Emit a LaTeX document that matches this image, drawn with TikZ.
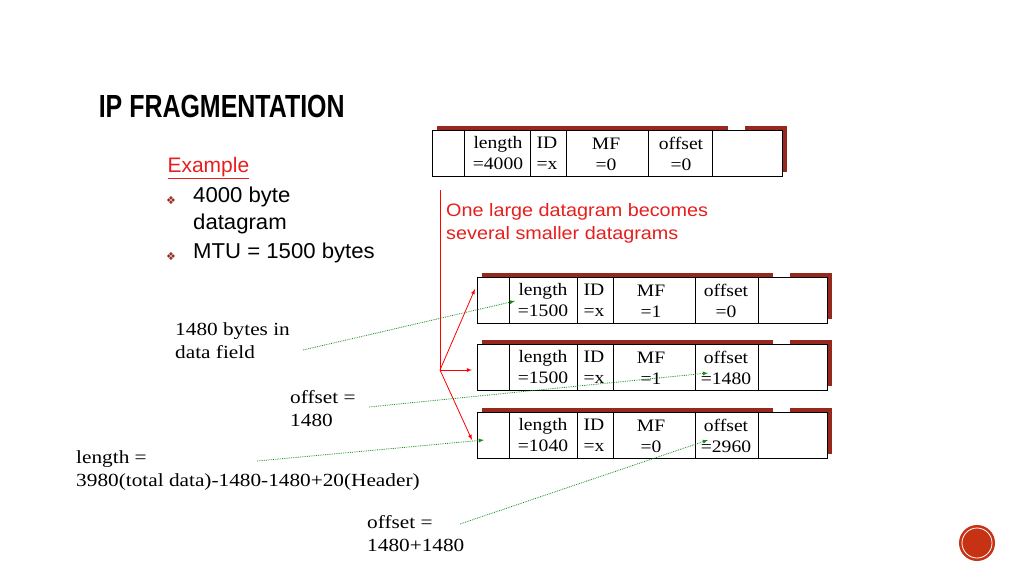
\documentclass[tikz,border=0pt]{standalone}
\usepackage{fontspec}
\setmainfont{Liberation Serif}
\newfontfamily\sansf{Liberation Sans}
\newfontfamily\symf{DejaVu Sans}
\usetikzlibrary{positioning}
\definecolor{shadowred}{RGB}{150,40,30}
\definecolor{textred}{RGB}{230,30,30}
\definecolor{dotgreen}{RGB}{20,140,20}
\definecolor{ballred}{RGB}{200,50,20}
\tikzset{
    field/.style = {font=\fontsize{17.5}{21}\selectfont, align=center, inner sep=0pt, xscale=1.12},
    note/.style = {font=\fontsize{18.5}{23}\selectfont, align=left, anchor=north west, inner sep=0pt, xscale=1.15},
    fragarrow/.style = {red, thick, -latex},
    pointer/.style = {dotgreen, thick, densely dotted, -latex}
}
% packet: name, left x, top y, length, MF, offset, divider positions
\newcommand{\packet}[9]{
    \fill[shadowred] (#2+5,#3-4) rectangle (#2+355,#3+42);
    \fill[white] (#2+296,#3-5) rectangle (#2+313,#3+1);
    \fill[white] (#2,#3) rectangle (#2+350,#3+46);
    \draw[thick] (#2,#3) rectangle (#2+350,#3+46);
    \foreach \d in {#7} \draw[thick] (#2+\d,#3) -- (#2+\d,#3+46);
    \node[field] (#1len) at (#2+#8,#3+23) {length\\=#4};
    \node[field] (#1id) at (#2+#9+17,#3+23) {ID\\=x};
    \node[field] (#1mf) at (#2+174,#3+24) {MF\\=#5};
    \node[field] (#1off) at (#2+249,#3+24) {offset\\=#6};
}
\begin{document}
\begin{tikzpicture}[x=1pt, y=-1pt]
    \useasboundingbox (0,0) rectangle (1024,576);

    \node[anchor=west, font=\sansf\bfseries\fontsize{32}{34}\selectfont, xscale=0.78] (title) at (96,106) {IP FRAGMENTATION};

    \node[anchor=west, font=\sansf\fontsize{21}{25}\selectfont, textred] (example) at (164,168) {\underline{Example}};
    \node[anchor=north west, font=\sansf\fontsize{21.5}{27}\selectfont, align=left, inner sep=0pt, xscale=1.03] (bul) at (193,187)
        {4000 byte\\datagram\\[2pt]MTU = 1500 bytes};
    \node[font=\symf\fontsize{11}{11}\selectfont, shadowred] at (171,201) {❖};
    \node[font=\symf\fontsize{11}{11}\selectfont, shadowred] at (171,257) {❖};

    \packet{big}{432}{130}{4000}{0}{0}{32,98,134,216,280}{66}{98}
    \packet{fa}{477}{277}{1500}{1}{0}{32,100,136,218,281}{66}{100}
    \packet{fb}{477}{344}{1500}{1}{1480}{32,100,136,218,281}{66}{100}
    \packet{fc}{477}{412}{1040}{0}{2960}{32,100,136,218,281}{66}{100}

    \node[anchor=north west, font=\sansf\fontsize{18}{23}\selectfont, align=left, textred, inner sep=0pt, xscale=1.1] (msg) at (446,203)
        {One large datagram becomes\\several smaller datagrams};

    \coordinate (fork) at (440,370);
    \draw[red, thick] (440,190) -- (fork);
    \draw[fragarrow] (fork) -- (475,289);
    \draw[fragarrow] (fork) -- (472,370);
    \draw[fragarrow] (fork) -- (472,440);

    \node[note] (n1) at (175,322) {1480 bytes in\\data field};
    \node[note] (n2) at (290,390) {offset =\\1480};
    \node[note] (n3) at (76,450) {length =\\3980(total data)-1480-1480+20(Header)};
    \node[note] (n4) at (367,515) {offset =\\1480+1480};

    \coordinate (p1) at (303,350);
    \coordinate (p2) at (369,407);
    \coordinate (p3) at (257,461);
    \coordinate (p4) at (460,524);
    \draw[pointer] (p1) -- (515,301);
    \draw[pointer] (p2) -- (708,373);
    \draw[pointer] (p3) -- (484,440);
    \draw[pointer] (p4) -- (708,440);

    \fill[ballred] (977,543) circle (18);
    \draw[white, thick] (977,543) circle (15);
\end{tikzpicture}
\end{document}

> **Task details**
Quote the material exactly. Pictures stay out.

> **The completed task**
Emit a LaTeX document that matches this image, drawn with TikZ.
\documentclass[tikz,border=0pt]{standalone}
\usepackage{fontspec}
\setmainfont{Liberation Serif}
\newfontfamily\sansf{Liberation Sans}
\newfontfamily\symf{DejaVu Sans}
\usetikzlibrary{positioning}
\definecolor{shadowred}{RGB}{150,40,30}
\definecolor{textred}{RGB}{230,30,30}
\definecolor{dotgreen}{RGB}{20,140,20}
\definecolor{ballred}{RGB}{200,50,20}
\tikzset{
    field/.style = {font=\fontsize{17.5}{21}\selectfont, align=center, inner sep=0pt, xscale=1.12},
    note/.style = {font=\fontsize{18.5}{23}\selectfont, align=left, anchor=north west, inner sep=0pt, xscale=1.15},
    fragarrow/.style = {red, thick, -latex},
    pointer/.style = {dotgreen, thick, densely dotted, -latex}
}
% packet: name, left x, top y, length, MF, offset, divider positions
\newcommand{\packet}[9]{
    \fill[shadowred] (#2+5,#3-4) rectangle (#2+355,#3+42);
    \fill[white] (#2+296,#3-5) rectangle (#2+313,#3+1);
    \fill[white] (#2,#3) rectangle (#2+350,#3+46);
    \draw[thick] (#2,#3) rectangle (#2+350,#3+46);
    \foreach \d in {#7} \draw[thick] (#2+\d,#3) -- (#2+\d,#3+46);
    \node[field] (#1len) at (#2+#8,#3+23) {length\\=#4};
    \node[field] (#1id) at (#2+#9+17,#3+23) {ID\\=x};
    \node[field] (#1mf) at (#2+174,#3+24) {MF\\=#5};
    \node[field] (#1off) at (#2+249,#3+24) {offset\\=#6};
}
\begin{document}
\begin{tikzpicture}[x=1pt, y=-1pt]
    \useasboundingbox (0,0) rectangle (1024,576);

    \node[anchor=west, font=\sansf\bfseries\fontsize{32}{34}\selectfont, xscale=0.78] (title) at (96,106) {IP FRAGMENTATION};

    \node[anchor=west, font=\sansf\fontsize{21}{25}\selectfont, textred] (example) at (164,168) {\underline{Example}};
    \node[anchor=north west, font=\sansf\fontsize{21.5}{27}\selectfont, align=left, inner sep=0pt, xscale=1.03] (bul) at (193,187)
        {4000 byte\\datagram\\[2pt]MTU = 1500 bytes};
    \node[font=\symf\fontsize{11}{11}\selectfont, shadowred] at (171,201) {❖};
    \node[font=\symf\fontsize{11}{11}\selectfont, shadowred] at (171,257) {❖};

    \packet{big}{432}{130}{4000}{0}{0}{32,98,134,216,280}{66}{98}
    \packet{fa}{477}{277}{1500}{1}{0}{32,100,136,218,281}{66}{100}
    \packet{fb}{477}{344}{1500}{1}{1480}{32,100,136,218,281}{66}{100}
    \packet{fc}{477}{412}{1040}{0}{2960}{32,100,136,218,281}{66}{100}

    \node[anchor=north west, font=\sansf\fontsize{18}{23}\selectfont, align=left, textred, inner sep=0pt, xscale=1.1] (msg) at (446,203)
        {One large datagram becomes\\several smaller datagrams};

    \coordinate (fork) at (440,370);
    \draw[red, thick] (440,190) -- (fork);
    \draw[fragarrow] (fork) -- (475,289);
    \draw[fragarrow] (fork) -- (472,370);
    \draw[fragarrow] (fork) -- (472,440);

    \node[note] (n1) at (175,322) {1480 bytes in\\data field};
    \node[note] (n2) at (290,390) {offset =\\1480};
    \node[note] (n3) at (76,450) {length =\\3980(total data)-1480-1480+20(Header)};
    \node[note] (n4) at (367,515) {offset =\\1480+1480};

    \coordinate (p1) at (303,350);
    \coordinate (p2) at (369,407);
    \coordinate (p3) at (257,461);
    \coordinate (p4) at (460,524);
    \draw[pointer] (p1) -- (515,301);
    \draw[pointer] (p2) -- (708,373);
    \draw[pointer] (p3) -- (484,440);
    \draw[pointer] (p4) -- (708,440);

    \fill[ballred] (977,543) circle (18);
    \draw[white, thick] (977,543) circle (15);
\end{tikzpicture}
\end{document}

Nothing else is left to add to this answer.